» PROVIDED DATA
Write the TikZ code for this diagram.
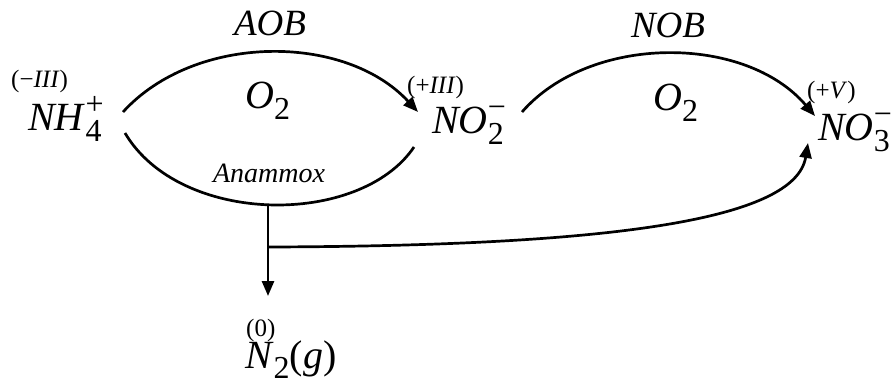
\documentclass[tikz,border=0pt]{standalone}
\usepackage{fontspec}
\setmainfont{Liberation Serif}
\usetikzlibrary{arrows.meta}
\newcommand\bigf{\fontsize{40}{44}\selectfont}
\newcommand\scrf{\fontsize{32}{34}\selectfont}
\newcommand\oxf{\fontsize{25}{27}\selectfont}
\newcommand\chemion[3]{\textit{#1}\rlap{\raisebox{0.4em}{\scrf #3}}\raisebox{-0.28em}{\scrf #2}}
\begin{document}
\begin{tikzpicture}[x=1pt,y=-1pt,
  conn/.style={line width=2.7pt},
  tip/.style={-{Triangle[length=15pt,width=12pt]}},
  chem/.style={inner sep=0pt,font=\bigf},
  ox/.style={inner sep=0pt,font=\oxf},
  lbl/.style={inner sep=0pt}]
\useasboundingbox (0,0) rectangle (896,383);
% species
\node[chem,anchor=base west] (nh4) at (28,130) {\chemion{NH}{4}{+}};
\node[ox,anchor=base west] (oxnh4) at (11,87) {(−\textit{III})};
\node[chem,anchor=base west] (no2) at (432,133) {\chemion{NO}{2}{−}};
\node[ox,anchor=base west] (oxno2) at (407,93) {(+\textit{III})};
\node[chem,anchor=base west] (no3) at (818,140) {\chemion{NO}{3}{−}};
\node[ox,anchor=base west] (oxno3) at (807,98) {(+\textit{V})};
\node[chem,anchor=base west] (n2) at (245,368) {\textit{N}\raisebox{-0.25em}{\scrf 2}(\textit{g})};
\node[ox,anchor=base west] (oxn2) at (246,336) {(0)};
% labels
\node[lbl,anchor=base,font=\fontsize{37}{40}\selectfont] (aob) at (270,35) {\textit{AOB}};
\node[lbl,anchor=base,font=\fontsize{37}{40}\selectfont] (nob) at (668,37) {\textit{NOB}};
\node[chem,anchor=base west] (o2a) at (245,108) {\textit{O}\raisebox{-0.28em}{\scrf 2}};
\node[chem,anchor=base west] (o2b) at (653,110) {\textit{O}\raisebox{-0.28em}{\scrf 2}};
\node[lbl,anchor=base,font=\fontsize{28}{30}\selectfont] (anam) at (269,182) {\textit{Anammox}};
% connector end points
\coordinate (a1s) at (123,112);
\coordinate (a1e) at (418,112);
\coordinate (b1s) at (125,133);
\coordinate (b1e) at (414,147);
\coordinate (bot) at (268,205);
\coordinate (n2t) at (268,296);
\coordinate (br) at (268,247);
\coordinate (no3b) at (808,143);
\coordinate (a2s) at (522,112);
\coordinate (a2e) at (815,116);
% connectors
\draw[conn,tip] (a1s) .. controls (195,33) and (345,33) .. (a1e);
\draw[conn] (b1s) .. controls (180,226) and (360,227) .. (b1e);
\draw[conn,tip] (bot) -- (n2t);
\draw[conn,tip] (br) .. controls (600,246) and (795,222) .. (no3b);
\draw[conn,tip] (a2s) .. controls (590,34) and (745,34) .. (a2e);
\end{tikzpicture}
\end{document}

» TASK OBJECTIVE
Repeat the material above word for word and skip every image in it.

» THE ANSWER
Write the TikZ code for this diagram.
\documentclass[tikz,border=0pt]{standalone}
\usepackage{fontspec}
\setmainfont{Liberation Serif}
\usetikzlibrary{arrows.meta}
\newcommand\bigf{\fontsize{40}{44}\selectfont}
\newcommand\scrf{\fontsize{32}{34}\selectfont}
\newcommand\oxf{\fontsize{25}{27}\selectfont}
\newcommand\chemion[3]{\textit{#1}\rlap{\raisebox{0.4em}{\scrf #3}}\raisebox{-0.28em}{\scrf #2}}
\begin{document}
\begin{tikzpicture}[x=1pt,y=-1pt,
  conn/.style={line width=2.7pt},
  tip/.style={-{Triangle[length=15pt,width=12pt]}},
  chem/.style={inner sep=0pt,font=\bigf},
  ox/.style={inner sep=0pt,font=\oxf},
  lbl/.style={inner sep=0pt}]
\useasboundingbox (0,0) rectangle (896,383);
% species
\node[chem,anchor=base west] (nh4) at (28,130) {\chemion{NH}{4}{+}};
\node[ox,anchor=base west] (oxnh4) at (11,87) {(−\textit{III})};
\node[chem,anchor=base west] (no2) at (432,133) {\chemion{NO}{2}{−}};
\node[ox,anchor=base west] (oxno2) at (407,93) {(+\textit{III})};
\node[chem,anchor=base west] (no3) at (818,140) {\chemion{NO}{3}{−}};
\node[ox,anchor=base west] (oxno3) at (807,98) {(+\textit{V})};
\node[chem,anchor=base west] (n2) at (245,368) {\textit{N}\raisebox{-0.25em}{\scrf 2}(\textit{g})};
\node[ox,anchor=base west] (oxn2) at (246,336) {(0)};
% labels
\node[lbl,anchor=base,font=\fontsize{37}{40}\selectfont] (aob) at (270,35) {\textit{AOB}};
\node[lbl,anchor=base,font=\fontsize{37}{40}\selectfont] (nob) at (668,37) {\textit{NOB}};
\node[chem,anchor=base west] (o2a) at (245,108) {\textit{O}\raisebox{-0.28em}{\scrf 2}};
\node[chem,anchor=base west] (o2b) at (653,110) {\textit{O}\raisebox{-0.28em}{\scrf 2}};
\node[lbl,anchor=base,font=\fontsize{28}{30}\selectfont] (anam) at (269,182) {\textit{Anammox}};
% connector end points
\coordinate (a1s) at (123,112);
\coordinate (a1e) at (418,112);
\coordinate (b1s) at (125,133);
\coordinate (b1e) at (414,147);
\coordinate (bot) at (268,205);
\coordinate (n2t) at (268,296);
\coordinate (br) at (268,247);
\coordinate (no3b) at (808,143);
\coordinate (a2s) at (522,112);
\coordinate (a2e) at (815,116);
% connectors
\draw[conn,tip] (a1s) .. controls (195,33) and (345,33) .. (a1e);
\draw[conn] (b1s) .. controls (180,226) and (360,227) .. (b1e);
\draw[conn,tip] (bot) -- (n2t);
\draw[conn,tip] (br) .. controls (600,246) and (795,222) .. (no3b);
\draw[conn,tip] (a2s) .. controls (590,34) and (745,34) .. (a2e);
\end{tikzpicture}
\end{document}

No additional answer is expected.